Sir Paul Coleridge, a High Court Judge since 2000 and a family specialist barrister before that, has launched a foundation to promote marriage. He is backed by other members of the Judiciary and some religious institutions. Their aim as quoted in The Times is “strengthening the institution at the heart of personal relationships and the raising of children in love, stability and security”
So do we as family lawyers have a duty to promote marriage to our clients? We certainly have to ensure that our clients understand the consequences of their actions and the magnitude of their decision. However, we are not relationship counsellors and nor are we trained in this discipline. It is my view that if a client needs such assistance we should make appropriate referrals to help them make the right decision for them.
While I cannot disagree with some of what Sir Paul Coleridge has to say, I am concerned that we do not stigmatize divorce. I don’t think it is helpful that people live together in misery. Children must always be the first consideration for all of us. After all, they are the innocent parties but in some cases are children not better to be removed from households where conflict and distress is an everyday occurrence? There has to be a line of argument that says that where separation is properly managed possibly with the assistance of mediation that this has to be better for children.
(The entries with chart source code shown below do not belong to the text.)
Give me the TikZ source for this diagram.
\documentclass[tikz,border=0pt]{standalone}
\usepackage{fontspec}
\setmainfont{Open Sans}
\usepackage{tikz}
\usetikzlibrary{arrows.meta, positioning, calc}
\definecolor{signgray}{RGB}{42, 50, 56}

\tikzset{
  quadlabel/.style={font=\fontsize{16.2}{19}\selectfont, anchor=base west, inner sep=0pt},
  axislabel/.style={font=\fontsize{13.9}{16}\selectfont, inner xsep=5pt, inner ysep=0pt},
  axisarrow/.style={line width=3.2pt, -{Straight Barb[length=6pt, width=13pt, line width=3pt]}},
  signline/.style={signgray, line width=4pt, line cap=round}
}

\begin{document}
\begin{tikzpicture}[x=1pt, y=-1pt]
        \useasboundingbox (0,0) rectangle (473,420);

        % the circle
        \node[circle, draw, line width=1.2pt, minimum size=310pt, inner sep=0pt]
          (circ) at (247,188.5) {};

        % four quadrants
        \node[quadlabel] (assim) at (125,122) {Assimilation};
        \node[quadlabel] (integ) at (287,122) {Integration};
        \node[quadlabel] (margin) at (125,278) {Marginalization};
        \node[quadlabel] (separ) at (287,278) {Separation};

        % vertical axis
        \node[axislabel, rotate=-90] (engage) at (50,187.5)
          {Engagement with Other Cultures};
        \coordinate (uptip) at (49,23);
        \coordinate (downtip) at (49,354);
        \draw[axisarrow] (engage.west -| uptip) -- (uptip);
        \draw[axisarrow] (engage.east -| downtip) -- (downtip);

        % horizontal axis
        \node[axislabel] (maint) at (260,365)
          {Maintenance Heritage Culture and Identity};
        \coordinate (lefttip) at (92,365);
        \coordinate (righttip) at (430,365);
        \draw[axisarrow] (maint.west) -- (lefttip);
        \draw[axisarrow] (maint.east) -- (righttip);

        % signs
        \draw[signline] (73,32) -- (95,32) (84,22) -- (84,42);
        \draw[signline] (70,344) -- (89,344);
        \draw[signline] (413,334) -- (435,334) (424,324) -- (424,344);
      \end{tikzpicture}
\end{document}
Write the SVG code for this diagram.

I think we all know that relationships and marriage have to be worked at but many people who have made that difficult step of making the first appointment with their solicitor have considered all their options and have made what is for most a very difficult decision. They want their family specialist to help them navigate their way through the legal framework.
Clients are far more commercially savvy and many are involved in social media and have researched their situation before they even come to their solicitor. We are in a world of competition with alternative business structures and fixed fees. Clients want to keep their fees to a minimum. Surely our duty is to listen to our clients and to provide the service that they require in the most cost efficient and least stressful way that we can.
Just as an afterthought I wonder what the view of the Marriage Foundation is on same sex marriage?